Now the Brits prioritize the album. Why should the BPI, the institution behind the Awards, want them to have this focus? Surely they are rendering their ceremony out of date: albums are on the way out. Sales of physical albums in the UK declined last year from 61.4 million to 52.2 million. Sales of digital albums also went down. In 2013 32.6 million were sold; in 2014 this was down to 29.7 million. It is the streaming of individual tracks that is on the rise. Activity in this sphere doubled. There were 7.5 billion streams in 2013; there were nearly 15 billion last year. If the Brit Awards were to have a modern focus, they would be swimming in this stream. And yet this digital format isn’t even mentioned in their categories.
The BPI has its reasons. Although sales figures are going down, it is still albums that make the most money. The combined sales of physical and digital albums brought in £713 million last year. In comparison, single sales brought in £163 million. For the first time, streaming income was larger than that of singles. However, the value stood at just £175 million, less than a quarter of the value of album sales. Moreover, hidden behind these top-line retail sales figures, there are a whole series of profit margins and royalty payments. These place the profitability of the album even further ahead. There has been plenty of discussion about artists’ poor royalty rates when it comes to streaming. Although record companies are better placed to gain income from this format, it is the CD album that is easily their most profitable medium.

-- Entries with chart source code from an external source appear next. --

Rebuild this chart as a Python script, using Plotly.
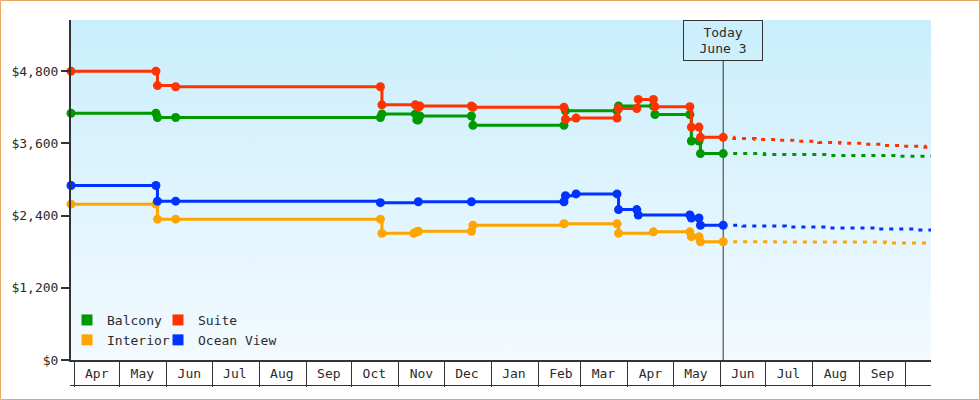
import base64
import pandas as pd
import plotly.graph_objects as go

# ---------------- data ----------------
balcony_dates = ["2022-03-30", "2022-05-25", "2022-05-26", "2022-06-07", "2022-10-20", "2022-10-21",
                 "2022-11-12", "2022-11-13", "2022-11-14", "2022-11-15", "2022-12-19", "2022-12-20",
                 "2023-02-18", "2023-02-19", "2023-03-25", "2023-03-26", "2023-04-18", "2023-04-19",
                 "2023-05-12", "2023-05-13", "2023-05-18", "2023-05-19", "2023-06-03"]
balcony_prices = [4100, 4100, 4030, 4030, 4030, 4090,
                  4090, 3990, 3990, 4055, 4055, 3900,
                  3900, 4140, 4140, 4220, 4220, 4080,
                  4080, 3640, 3640, 3430, 3430]

suite_dates = ["2022-03-30", "2022-05-25", "2022-05-26", "2022-06-07", "2022-10-20", "2022-10-21",
               "2022-11-12", "2022-11-14", "2022-11-15", "2022-12-19", "2022-12-20",
               "2023-02-18", "2023-02-19", "2023-02-26", "2023-03-25", "2023-03-26", "2023-04-07",
               "2023-04-08", "2023-04-18", "2023-04-19", "2023-05-12", "2023-05-13", "2023-05-18",
               "2023-05-19", "2023-06-03"]
suite_prices = [4800, 4800, 4560, 4540, 4540, 4240,
                4240, 4200, 4220, 4220, 4200,
                4200, 4000, 4020, 4020, 4180, 4180,
                4330, 4330, 4210, 4210, 3870, 3870,
                3700, 3700]

interior_dates = ["2022-03-30", "2022-05-25", "2022-05-26", "2022-06-07", "2022-10-20", "2022-10-21",
                  "2022-11-11", "2022-11-13", "2022-11-14", "2022-12-19", "2022-12-20",
                  "2023-02-18", "2023-03-25", "2023-03-26", "2023-04-18", "2023-05-12", "2023-05-13",
                  "2023-05-18", "2023-05-19", "2023-06-03"]
interior_prices = [2590, 2590, 2340, 2340, 2340, 2105,
                   2105, 2130, 2140, 2140, 2240,
                   2265, 2265, 2105, 2130, 2130, 2050,
                   2050, 1965, 1965]

ocean_dates = ["2022-03-30", "2022-05-25", "2022-05-26", "2022-06-07", "2022-10-20", "2022-11-14",
               "2022-12-19", "2023-02-18", "2023-02-19", "2023-02-26", "2023-03-25", "2023-03-26",
               "2023-04-07", "2023-04-08", "2023-05-12", "2023-05-13", "2023-05-18", "2023-05-19",
               "2023-06-03"]
ocean_prices = [2900, 2900, 2640, 2640, 2615, 2630,
                2630, 2630, 2730, 2760, 2760, 2500,
                2500, 2410, 2410, 2360, 2360, 2240,
                2240]

# projections (dotted, after today)
suite_proj_dates = ["2023-06-03", "2023-06-10", "2023-06-24", "2023-07-08", "2023-07-22", "2023-08-05",
                    "2023-08-19", "2023-09-02", "2023-09-16", "2023-09-30", "2023-10-14", "2023-10-18"]
suite_proj = [3700, 3680, 3665, 3650, 3635, 3615, 3600, 3585, 3565, 3550, 3535, 3535]
balcony_proj_dates = ["2023-06-03", "2023-06-30", "2023-08-11", "2023-09-26", "2023-10-18"]
balcony_proj = [3430, 3415, 3400, 3385, 3385]
ocean_proj_dates = ["2023-06-03", "2023-06-16", "2023-07-14", "2023-08-11", "2023-09-12", "2023-10-09",
                    "2023-10-18"]
ocean_proj = [2240, 2225, 2210, 2195, 2175, 2160, 2160]
interior_proj_dates = ["2023-06-03", "2023-07-07", "2023-09-18", "2023-10-18"]
interior_proj = [1965, 1960, 1945, 1945]

month_labels = ["Apr", "May", "Jun", "Jul", "Aug", "Sep", "Oct", "Nov", "Dec",
                "Jan", "Feb", "Mar", "Apr", "May", "Jun", "Jul", "Aug", "Sep"]
y_ticks = [0, 1200, 2400, 3600, 4800]
y_tick_labels = ["$0", "$1,200", "$2,400", "$3,600", "$4,800"]
today = "2023-06-03"
today_text = "Today<br>June 3"

# ---------------- style ----------------
FONT = "DejaVu Sans Mono"
TXT = "#2b2b2b"
colors = {"Balcony": "#009900", "Suite": "#ff3300", "Interior": "#ffa500", "Ocean View": "#0033ff"}

month_starts = pd.date_range("2022-04-01", "2023-10-01", freq="MS")
label_pos = month_starts[:-1] + pd.Timedelta(days=15)

fig = go.Figure()

series = [
    ("Balcony", balcony_dates, balcony_prices, balcony_proj_dates, balcony_proj),
    ("Interior", interior_dates, interior_prices, interior_proj_dates, interior_proj),
    ("Ocean View", ocean_dates, ocean_prices, ocean_proj_dates, ocean_proj),
    ("Suite", suite_dates, suite_prices, suite_proj_dates, suite_proj),
]
for name, d, p, pd_, pp in series:
    c = colors[name]
    fig.add_trace(go.Scatter(x=pd_, y=pp, mode="lines", line=dict(color=c, width=3, dash="4px,6px", shape="hv"),
                             showlegend=False, hoverinfo="skip", cliponaxis=False))
    fig.add_trace(go.Scatter(x=d, y=p, mode="lines+markers", line=dict(color=c, width=3, shape="hv"),
                             marker=dict(size=9, color=c), showlegend=False, cliponaxis=False, name=name))

# legend entries (square swatches), two columns
for name, leg in [("Balcony", "legend"), ("Interior", "legend"), ("Suite", "legend2"), ("Ocean View", "legend2")]:
    fig.add_trace(go.Scatter(x=[None], y=[None], mode="markers", name=name, legend=leg,
                             marker=dict(symbol="square", size=11, color=colors[name])))

# gradient background as svg image
svg = ('<svg xmlns="http://www.w3.org/2000/svg" width="10" height="100" viewBox="0 0 10 100" '
       'preserveAspectRatio="none"><defs><linearGradient id="g" x1="0" y1="0" x2="0" y2="1">'
       '<stop offset="0" stop-color="#caeefc"/><stop offset="1" stop-color="#f3faff"/></linearGradient>'
       '</defs><rect width="10" height="100" fill="url(#g)"/></svg>')
uri = "data:image/svg+xml;base64," + base64.b64encode(svg.encode()).decode()

L, R, T, B = 71, 49, 20, 40
W, H = 980, 400
pw, ph = W - L - R, H - T - B

def px(xp):
    return (xp - L) / pw

def py(yp):
    return (H - B - yp) / ph

fig.update_layout(
    width=W, height=H,
    margin=dict(l=L, r=R, t=T, b=B, pad=0),
    paper_bgcolor="white",
    plot_bgcolor="#e4f6fe",
    font=dict(family=FONT, size=13, color=TXT),
    images=[dict(source=uri, xref="paper", yref="paper", x=0, y=1, sizex=1, sizey=1,
                 sizing="stretch", layer="below", xanchor="left", yanchor="top")],
    xaxis=dict(type="date", range=["2022-03-30", "2023-10-18"], showgrid=False, zeroline=False,
               showline=True, linecolor="#333", linewidth=2,
               tickmode="array", tickvals=list(label_pos), ticktext=month_labels, ticks="",
               tickfont=dict(family=FONT, size=13, color=TXT),
               minor=dict(tickmode="array", tickvals=list(month_starts), ticks="outside",
                          ticklen=25, tickwidth=1, tickcolor="#333", showgrid=False)),
    yaxis=dict(range=[0, 5650], showgrid=False, zeroline=False, showline=True, linecolor="#333",
               linewidth=2, tickmode="array", tickvals=y_ticks, ticktext=y_tick_labels,
               ticks="outside", ticklen=8, tickwidth=2, tickcolor="#333",
               tickfont=dict(family=FONT, size=13, color=TXT)),
    legend=dict(x=px(67), y=py(305), xanchor="left", yanchor="top", bgcolor="rgba(0,0,0,0)",
                font=dict(family=FONT, size=13, color=TXT), itemwidth=30, tracegroupgap=0),
    legend2=dict(x=px(158), y=py(305), xanchor="left", yanchor="top", bgcolor="rgba(0,0,0,0)",
                 font=dict(family=FONT, size=13, color=TXT), itemwidth=30, tracegroupgap=0),
    shapes=[
        dict(type="line", xref="x", yref="paper", x0=today, x1=today, y0=0, y1=py(61),
             line=dict(color="#333", width=1), layer="below"),
        dict(type="line", xref="paper", yref="paper", x0=px(70), x1=1, y0=py(385.5), y1=py(385.5),
             line=dict(color="#333", width=1)),
        dict(type="rect", xref="paper", yref="paper", x0=px(0.5), x1=px(979.5), y0=py(399.5), y1=py(0.5),
             line=dict(color="#e8a862", width=1)),
    ],
    annotations=[
        dict(text=today_text, x=today, xref="x", y=1, yref="paper", xanchor="center", yanchor="top",
             showarrow=False, bordercolor="#333", borderwidth=1, borderpad=0, width=78, height=39,
             font=dict(family=FONT, size=13, color=TXT), bgcolor="rgba(0,0,0,0)"),
    ],
)

fig.write_html("out.html")
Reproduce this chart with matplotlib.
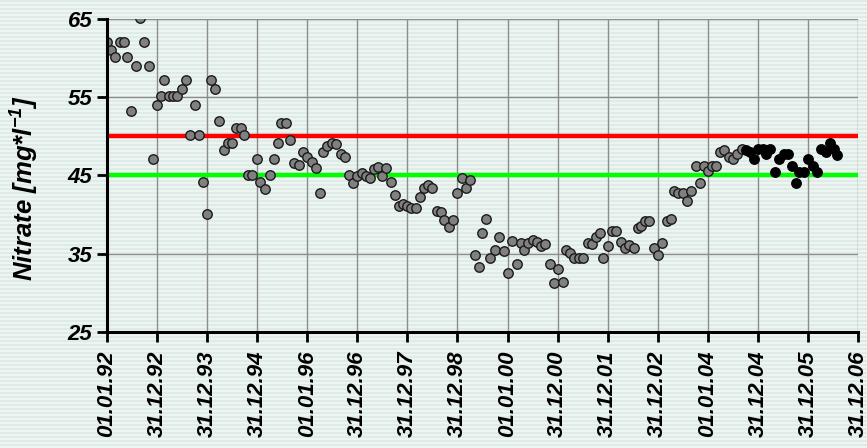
import numpy as np
import matplotlib
matplotlib.use("Agg")
import matplotlib.pyplot as plt

plt.rcParams['font.family'] = ['Liberation Sans', 'DejaVu Sans']
plt.rcParams['mathtext.fontset'] = 'custom'
plt.rcParams['mathtext.rm'] = 'Liberation Sans:italic:bold'
plt.rcParams['mathtext.it'] = 'Liberation Sans:italic:bold'

# x in years since 01.01.92, y nitrate mg/l
jahr_grau = [0.0, 0.08, 0.16, 0.25, 0.33, 0.39, 0.48, 0.57, 0.65, 0.73, 0.83, 0.91,
             1.0, 1.08, 1.14, 1.23, 1.31, 1.40, 1.49, 1.57, 1.66, 1.75, 1.83, 1.92,
             2.0, 2.07, 2.15, 2.24, 2.33, 2.41, 2.5, 2.58, 2.67, 2.73, 2.81, 2.9,
             2.99, 3.05, 3.16, 3.25, 3.33, 3.42, 3.48, 3.57, 3.65, 3.73, 3.83, 3.91,
             4.0, 4.09, 4.17, 4.26, 4.32, 4.4, 4.49, 4.57, 4.67, 4.75, 4.83, 4.92,
             5.0, 5.09, 5.17, 5.25, 5.33, 5.41, 5.5, 5.58, 5.67, 5.75, 5.84, 5.92,
             6.0, 6.08, 6.17, 6.25, 6.33, 6.42, 6.5, 6.59, 6.68, 6.74, 6.83, 6.91,
             7.0, 7.09, 7.17, 7.26, 7.35, 7.43, 7.49, 7.57, 7.66, 7.75, 7.83, 7.92,
             8.0, 8.09, 8.18, 8.27, 8.33, 8.41, 8.5, 8.59, 8.67, 8.75, 8.84, 8.93,
             9.0, 9.11, 9.16, 9.25, 9.33, 9.42, 9.51, 9.6, 9.68, 9.76, 9.85, 9.91,
             10.0, 10.09, 10.17, 10.26, 10.35, 10.43, 10.52, 10.6, 10.66, 10.75, 10.83, 10.92,
             11.0, 11.09, 11.18, 11.27, 11.32, 11.41, 11.5, 11.59, 11.67, 11.76, 11.85, 11.93,
             12.01, 12.09, 12.17, 12.25, 12.33, 12.42, 12.51, 12.59, 12.68]
nitrat_grau = [62.1, 61.1, 60.1, 62.1, 62.1, 60.1, 53.2, 59.0, 65.1, 62.1, 59.0, 47.1,
               54.0, 55.1, 57.2, 55.1, 55.1, 55.1, 56.1, 57.2, 50.2, 54.0, 50.2, 44.15,
               40.1, 57.2, 56.1, 52.0, 48.2, 49.1, 49.1, 51.1, 51.1, 50.2, 45.1, 45.1,
               47.1, 44.15, 43.3, 45.0, 47.1, 49.1, 51.7, 51.7, 49.5, 46.6, 46.3, 48.0,
               47.3, 46.7, 46.0, 42.8, 48.0, 48.8, 49.2, 49.0, 47.8, 47.3, 45.0, 44.1,
               44.9, 45.3, 44.9, 44.7, 45.8, 46.1, 44.9, 46.0, 44.15, 42.5, 41.05, 41.3,
               41.05, 40.9, 40.8, 42.3, 43.4, 43.8, 43.4, 40.5, 40.3, 39.35, 38.4, 39.35,
               42.8, 44.7, 43.4, 44.4, 34.9, 33.3, 37.7, 39.5, 34.4, 35.5, 37.1, 35.4,
               32.6, 36.6, 33.7, 36.4, 35.5, 36.4, 36.8, 36.5, 36.0, 36.2, 33.7, 31.2,
               33.0, 31.45, 35.5, 35.1, 34.4, 34.4, 34.4, 36.4, 36.2, 37.1, 37.7, 34.4,
               36.0, 37.95, 37.95, 36.5, 35.7, 36.1, 35.7, 38.25, 38.6, 39.2, 39.2, 35.7,
               34.9, 36.4, 39.2, 39.5, 43.0, 42.8, 42.7, 41.8, 43.0, 46.15, 44.0, 46.15,
               45.6, 46.2, 46.2, 48.0, 48.2, 47.3, 47.1, 47.8, 48.35]

jahr_schwarz = [12.77, 12.85, 12.93, 13.01, 13.1, 13.17, 13.25, 13.35, 13.43, 13.52,
                13.6, 13.68, 13.77, 13.83, 13.93, 14.01, 14.1, 14.19, 14.27, 14.36,
                14.44, 14.53, 14.58]
nitrat_schwarz = [48.2, 48.0, 47.1, 48.35, 48.35, 47.8, 48.35, 45.5, 47.1, 47.7,
                  47.7, 46.2, 44.0, 45.5, 45.5, 47.1, 46.2, 45.5, 48.35, 48.0,
                  49.1, 48.4, 47.6]

grenzwert = 50
richtwert = 45

datum = ["01.01.92", "31.12.92", "31.12.93", "31.12.94", "01.01.96", "31.12.96",
         "31.12.97", "31.12.98", "01.01.00", "31.12.00", "31.12.01", "31.12.02",
         "01.01.04", "31.12.04", "31.12.05", "31.12.06"]

fig = plt.figure(figsize=(8.67, 4.48), dpi=100)

# gestreifter Hintergrund
h, w = 448, 867
streifen = np.zeros((h, w, 3))
for r in range(h):
    if r % 4 < 2:
        streifen[r, :, :] = [0.878, 0.922, 0.902]
    else:
        streifen[r, :, :] = [0.933, 0.961, 0.949]
fig.figimage(streifen, 0, 0, zorder=-10)
fig.patch.set_alpha(0)

ax = fig.add_axes([0.1234, 0.259, 0.8662, 0.6986])
ax.patch.set_alpha(0)

ax.set_xlim(0, 15)
ax.set_ylim(25, 65)
ax.set_xticks(range(len(datum)))
ax.set_xticklabels(datum, rotation=90)
ax.set_yticks([25, 35, 45, 55, 65])
ax.grid(True, color='#8c8c8c', linewidth=1)
ax.set_axisbelow(True)

ax.axhline(grenzwert, color='#ff0000', linewidth=3.2, zorder=2)
ax.axhline(richtwert, color='#00ff00', linewidth=3.2, zorder=2)

ax.plot(jahr_grau, nitrat_grau, 'o', color='#808080', markeredgecolor='#1a1a1a',
        markersize=6.8, markeredgewidth=1.0, zorder=3)
ax.plot(jahr_schwarz, nitrat_schwarz, 'o', color='black', markeredgecolor='black',
        markersize=6.8, markeredgewidth=1.0, zorder=3)

for s in ['top', 'right']:
    ax.spines[s].set_visible(False)
for s in ['left', 'bottom']:
    ax.spines[s].set_linewidth(2.2)
    ax.spines[s].set_zorder(4)

ax.tick_params(axis='both', direction='out', length=7, width=2, labelsize=16)
ax.tick_params(axis='x', pad=6)
for lab in ax.get_xticklabels() + ax.get_yticklabels():
    lab.set_fontweight('bold')
    lab.set_fontstyle('italic')

ax.set_ylabel(r'Nitrate [mg*l$^{-1}$]', fontsize=18.5, fontweight='bold',
              fontstyle='italic')
ax.yaxis.set_label_coords(-0.088, 0.46)

fig.savefig('out.png', dpi=100)
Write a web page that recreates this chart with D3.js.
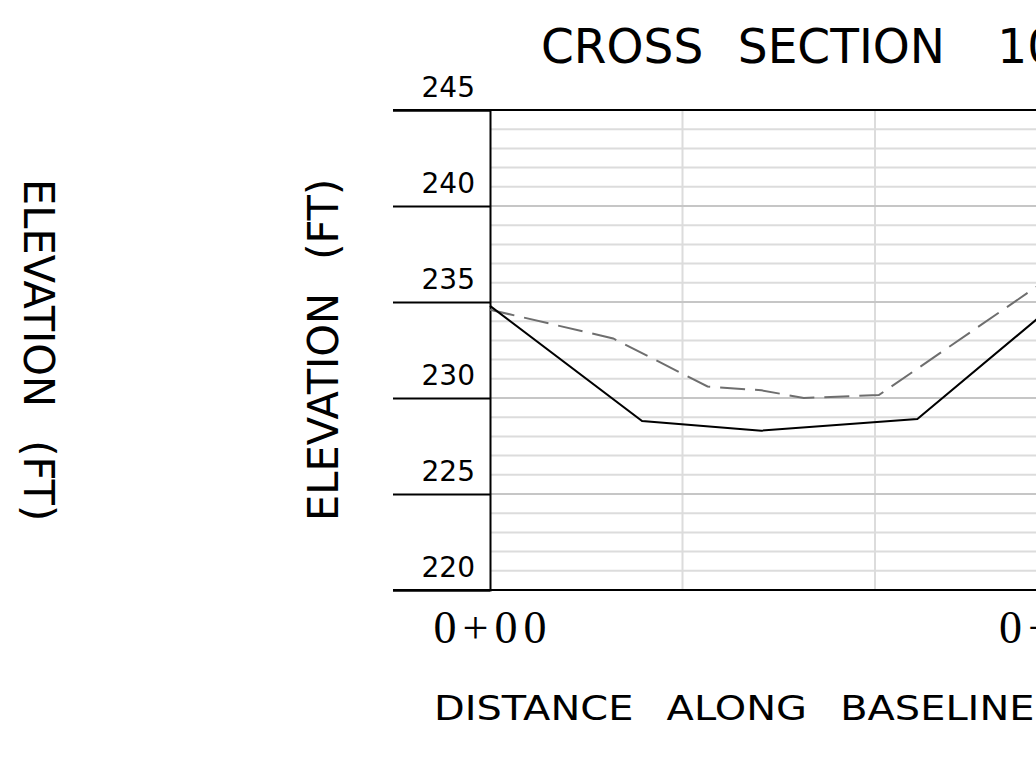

This is not the only reason for the BPI’s focus, however. This organisation looks after the interests of the British music industry. Albums are more parochial than singles. In 2014 the top 10 best selling albums in Britain were all by British artists. This is the first time that this has happened. The situation was different for streaming. The year’s top 10 streamed tracks came from a variety of sources: five from British acts, three from the US, one from Holland and one from Canada. The end of year singles top 10 was less localized still, with four tracks from British artists, one from a Dutch act and five from Americans. This is reflective of a longer historical pattern. For the past ten years the best selling album in Britain has been by an artist from the UK. In contrast, since 2009 only one British artist has had the best selling single in the country, and that was Adele with her unstoppable track ‘Someone Like You’ in 2011.
Although the Brit Awards are supposed to be about merit, they are really about money. This has become more imperative as the fortunes of the British music industry have declined. Writing about last year’s awards, I focused on the way they predict and promote the following year’s blockbuster talent. The British Album of the Year award is all about the previous year’s blockbuster, however. More often than not, it is handed to the best selling album of the previous 12 months. This was the case with this year’s winner, X by Ed Sheeran. It was also true of Emile Sandé’s win in 2013 and Adele’s in 2012.